→ **TASK TO COMPLETE**:
Extract, in full, the lines below, beginning at the first and ending with the line that contains "var xTicks = [0, 20, 40, 60, 80, 100];". Pictures do not belong in the copy.

[Start of DATA SHOWN]

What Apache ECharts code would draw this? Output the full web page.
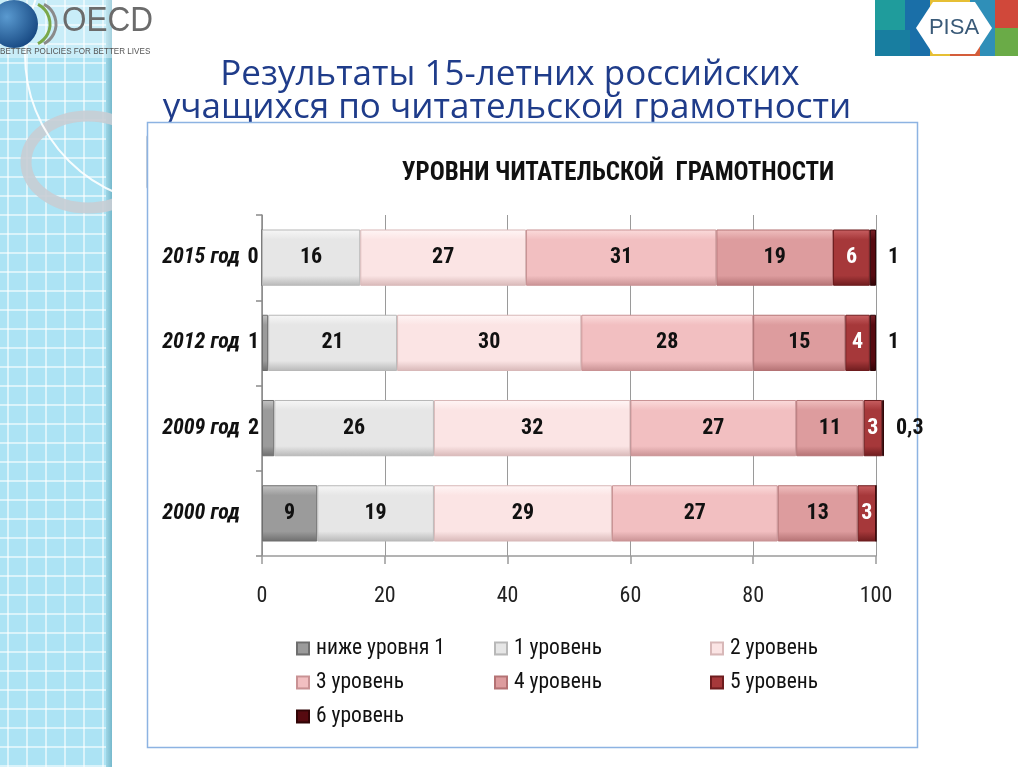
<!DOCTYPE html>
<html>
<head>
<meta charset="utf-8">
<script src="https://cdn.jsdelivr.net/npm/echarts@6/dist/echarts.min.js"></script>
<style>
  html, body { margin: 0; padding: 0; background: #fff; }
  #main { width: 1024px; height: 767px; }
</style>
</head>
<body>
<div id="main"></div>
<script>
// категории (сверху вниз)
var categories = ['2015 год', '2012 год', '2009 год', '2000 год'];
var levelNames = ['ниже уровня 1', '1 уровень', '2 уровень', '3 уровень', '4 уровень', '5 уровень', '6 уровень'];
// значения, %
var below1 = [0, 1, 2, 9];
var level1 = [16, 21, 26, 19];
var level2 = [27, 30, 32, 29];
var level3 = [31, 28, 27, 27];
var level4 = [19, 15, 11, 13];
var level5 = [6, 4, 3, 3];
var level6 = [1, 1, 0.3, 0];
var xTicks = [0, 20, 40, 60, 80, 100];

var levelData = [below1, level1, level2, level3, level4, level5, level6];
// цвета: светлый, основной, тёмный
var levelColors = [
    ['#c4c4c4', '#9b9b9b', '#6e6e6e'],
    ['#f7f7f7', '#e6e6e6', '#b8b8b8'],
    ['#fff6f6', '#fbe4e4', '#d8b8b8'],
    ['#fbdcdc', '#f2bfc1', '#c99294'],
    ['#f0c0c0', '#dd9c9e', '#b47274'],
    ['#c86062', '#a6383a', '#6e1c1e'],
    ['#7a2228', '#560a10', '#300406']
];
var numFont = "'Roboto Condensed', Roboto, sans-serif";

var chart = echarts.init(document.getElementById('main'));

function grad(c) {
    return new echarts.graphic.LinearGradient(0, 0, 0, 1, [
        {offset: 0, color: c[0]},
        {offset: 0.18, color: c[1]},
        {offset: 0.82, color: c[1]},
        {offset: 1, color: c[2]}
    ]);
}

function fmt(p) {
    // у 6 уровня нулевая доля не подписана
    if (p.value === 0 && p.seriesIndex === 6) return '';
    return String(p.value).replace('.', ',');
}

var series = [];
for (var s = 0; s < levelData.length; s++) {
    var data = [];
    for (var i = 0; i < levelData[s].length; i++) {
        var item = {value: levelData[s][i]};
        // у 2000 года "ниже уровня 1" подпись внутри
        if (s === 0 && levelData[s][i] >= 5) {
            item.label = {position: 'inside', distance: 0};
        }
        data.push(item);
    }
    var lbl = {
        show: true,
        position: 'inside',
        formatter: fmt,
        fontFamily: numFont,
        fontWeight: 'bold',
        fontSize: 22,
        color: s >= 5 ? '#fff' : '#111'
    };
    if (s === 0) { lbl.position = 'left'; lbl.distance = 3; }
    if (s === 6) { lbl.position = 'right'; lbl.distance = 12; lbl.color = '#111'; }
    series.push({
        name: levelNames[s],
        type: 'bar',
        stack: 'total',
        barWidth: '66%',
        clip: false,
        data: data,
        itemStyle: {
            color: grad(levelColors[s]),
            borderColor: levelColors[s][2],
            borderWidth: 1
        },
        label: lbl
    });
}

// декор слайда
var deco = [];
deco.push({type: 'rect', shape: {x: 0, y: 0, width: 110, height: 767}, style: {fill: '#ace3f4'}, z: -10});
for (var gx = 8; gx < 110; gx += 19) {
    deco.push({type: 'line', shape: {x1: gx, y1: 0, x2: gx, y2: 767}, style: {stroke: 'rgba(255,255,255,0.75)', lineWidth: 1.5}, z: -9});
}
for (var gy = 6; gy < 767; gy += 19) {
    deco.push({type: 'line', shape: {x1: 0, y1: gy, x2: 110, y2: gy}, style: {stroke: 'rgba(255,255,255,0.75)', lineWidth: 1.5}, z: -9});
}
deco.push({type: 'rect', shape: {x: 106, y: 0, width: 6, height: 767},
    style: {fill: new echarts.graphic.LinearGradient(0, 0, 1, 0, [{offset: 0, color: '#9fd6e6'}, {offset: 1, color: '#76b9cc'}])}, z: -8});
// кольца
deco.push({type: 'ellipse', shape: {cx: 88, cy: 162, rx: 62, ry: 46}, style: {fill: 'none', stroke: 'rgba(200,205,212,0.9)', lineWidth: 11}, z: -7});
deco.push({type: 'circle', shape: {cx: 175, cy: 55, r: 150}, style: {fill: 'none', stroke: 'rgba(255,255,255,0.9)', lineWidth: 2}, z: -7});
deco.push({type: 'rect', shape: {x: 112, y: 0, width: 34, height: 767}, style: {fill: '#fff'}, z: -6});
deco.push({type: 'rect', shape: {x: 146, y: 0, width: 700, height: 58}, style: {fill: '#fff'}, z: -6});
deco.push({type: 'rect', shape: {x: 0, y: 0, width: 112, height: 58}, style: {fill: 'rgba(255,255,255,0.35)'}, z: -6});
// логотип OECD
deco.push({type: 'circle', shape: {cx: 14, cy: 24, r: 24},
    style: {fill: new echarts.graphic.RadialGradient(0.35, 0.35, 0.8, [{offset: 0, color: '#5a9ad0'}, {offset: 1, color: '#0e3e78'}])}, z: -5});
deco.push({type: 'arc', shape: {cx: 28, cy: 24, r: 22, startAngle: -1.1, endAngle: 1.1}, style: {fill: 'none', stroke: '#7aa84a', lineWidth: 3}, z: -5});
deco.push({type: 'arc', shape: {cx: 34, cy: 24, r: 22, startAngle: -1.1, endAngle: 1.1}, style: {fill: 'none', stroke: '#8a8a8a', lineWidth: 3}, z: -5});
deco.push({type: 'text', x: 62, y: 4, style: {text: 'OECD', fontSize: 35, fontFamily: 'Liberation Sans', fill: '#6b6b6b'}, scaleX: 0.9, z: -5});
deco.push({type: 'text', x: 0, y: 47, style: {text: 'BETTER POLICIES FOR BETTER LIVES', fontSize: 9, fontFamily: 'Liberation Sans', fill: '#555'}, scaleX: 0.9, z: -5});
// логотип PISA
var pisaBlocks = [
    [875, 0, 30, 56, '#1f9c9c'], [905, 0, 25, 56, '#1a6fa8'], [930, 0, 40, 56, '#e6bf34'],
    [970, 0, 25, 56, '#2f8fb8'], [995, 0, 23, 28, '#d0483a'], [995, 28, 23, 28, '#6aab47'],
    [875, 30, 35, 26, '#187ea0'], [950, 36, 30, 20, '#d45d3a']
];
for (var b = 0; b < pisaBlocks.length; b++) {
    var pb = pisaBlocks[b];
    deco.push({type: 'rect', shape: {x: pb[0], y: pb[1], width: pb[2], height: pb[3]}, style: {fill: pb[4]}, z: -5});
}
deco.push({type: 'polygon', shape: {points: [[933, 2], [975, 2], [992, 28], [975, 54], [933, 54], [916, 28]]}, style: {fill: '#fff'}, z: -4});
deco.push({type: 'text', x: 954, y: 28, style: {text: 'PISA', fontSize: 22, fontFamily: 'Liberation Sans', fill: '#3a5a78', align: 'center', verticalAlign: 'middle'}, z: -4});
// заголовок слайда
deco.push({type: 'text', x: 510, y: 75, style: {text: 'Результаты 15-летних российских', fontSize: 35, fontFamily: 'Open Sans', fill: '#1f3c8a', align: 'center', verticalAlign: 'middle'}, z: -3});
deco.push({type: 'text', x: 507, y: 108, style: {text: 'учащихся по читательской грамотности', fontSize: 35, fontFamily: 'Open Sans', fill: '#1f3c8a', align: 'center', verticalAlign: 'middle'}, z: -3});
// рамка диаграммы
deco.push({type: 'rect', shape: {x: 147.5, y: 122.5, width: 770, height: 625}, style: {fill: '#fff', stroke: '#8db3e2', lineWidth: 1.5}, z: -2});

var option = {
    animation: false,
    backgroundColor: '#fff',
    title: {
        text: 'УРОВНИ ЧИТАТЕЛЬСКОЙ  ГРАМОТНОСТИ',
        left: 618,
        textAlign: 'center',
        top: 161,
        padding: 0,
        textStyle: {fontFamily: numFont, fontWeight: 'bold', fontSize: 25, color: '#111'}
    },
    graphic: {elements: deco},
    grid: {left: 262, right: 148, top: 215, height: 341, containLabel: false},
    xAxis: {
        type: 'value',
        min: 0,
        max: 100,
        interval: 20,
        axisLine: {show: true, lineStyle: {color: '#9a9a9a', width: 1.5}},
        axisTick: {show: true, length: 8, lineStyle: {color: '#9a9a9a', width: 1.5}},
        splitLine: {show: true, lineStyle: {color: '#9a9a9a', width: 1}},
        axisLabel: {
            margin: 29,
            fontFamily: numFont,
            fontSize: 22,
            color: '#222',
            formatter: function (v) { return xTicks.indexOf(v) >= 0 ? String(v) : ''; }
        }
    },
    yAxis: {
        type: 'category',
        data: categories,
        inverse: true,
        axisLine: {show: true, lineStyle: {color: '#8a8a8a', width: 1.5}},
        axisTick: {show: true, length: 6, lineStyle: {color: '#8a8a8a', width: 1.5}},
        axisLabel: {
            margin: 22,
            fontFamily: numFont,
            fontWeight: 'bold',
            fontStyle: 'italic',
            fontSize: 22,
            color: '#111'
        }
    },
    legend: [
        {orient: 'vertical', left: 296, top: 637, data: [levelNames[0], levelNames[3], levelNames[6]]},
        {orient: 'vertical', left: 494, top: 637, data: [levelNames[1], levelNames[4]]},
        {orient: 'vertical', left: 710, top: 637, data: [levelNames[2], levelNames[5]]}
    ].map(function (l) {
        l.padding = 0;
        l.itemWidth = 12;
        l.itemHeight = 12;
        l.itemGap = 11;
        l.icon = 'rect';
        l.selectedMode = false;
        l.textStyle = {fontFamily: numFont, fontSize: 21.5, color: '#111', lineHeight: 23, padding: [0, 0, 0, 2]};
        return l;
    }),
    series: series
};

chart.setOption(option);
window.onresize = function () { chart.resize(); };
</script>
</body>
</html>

[End of DATA SHOWN]

→ **FINISHED EXERCISE**:
What Apache ECharts code would draw this? Output the full web page.
<!DOCTYPE html>
<html>
<head>
<meta charset="utf-8">
<script src="https://cdn.jsdelivr.net/npm/echarts@6/dist/echarts.min.js"></script>
<style>
  html, body { margin: 0; padding: 0; background: #fff; }
  #main { width: 1024px; height: 767px; }
</style>
</head>
<body>
<div id="main"></div>
<script>
// категории (сверху вниз)
var categories = ['2015 год', '2012 год', '2009 год', '2000 год'];
var levelNames = ['ниже уровня 1', '1 уровень', '2 уровень', '3 уровень', '4 уровень', '5 уровень', '6 уровень'];
// значения, %
var below1 = [0, 1, 2, 9];
var level1 = [16, 21, 26, 19];
var level2 = [27, 30, 32, 29];
var level3 = [31, 28, 27, 27];
var level4 = [19, 15, 11, 13];
var level5 = [6, 4, 3, 3];
var level6 = [1, 1, 0.3, 0];
var xTicks = [0, 20, 40, 60, 80, 100];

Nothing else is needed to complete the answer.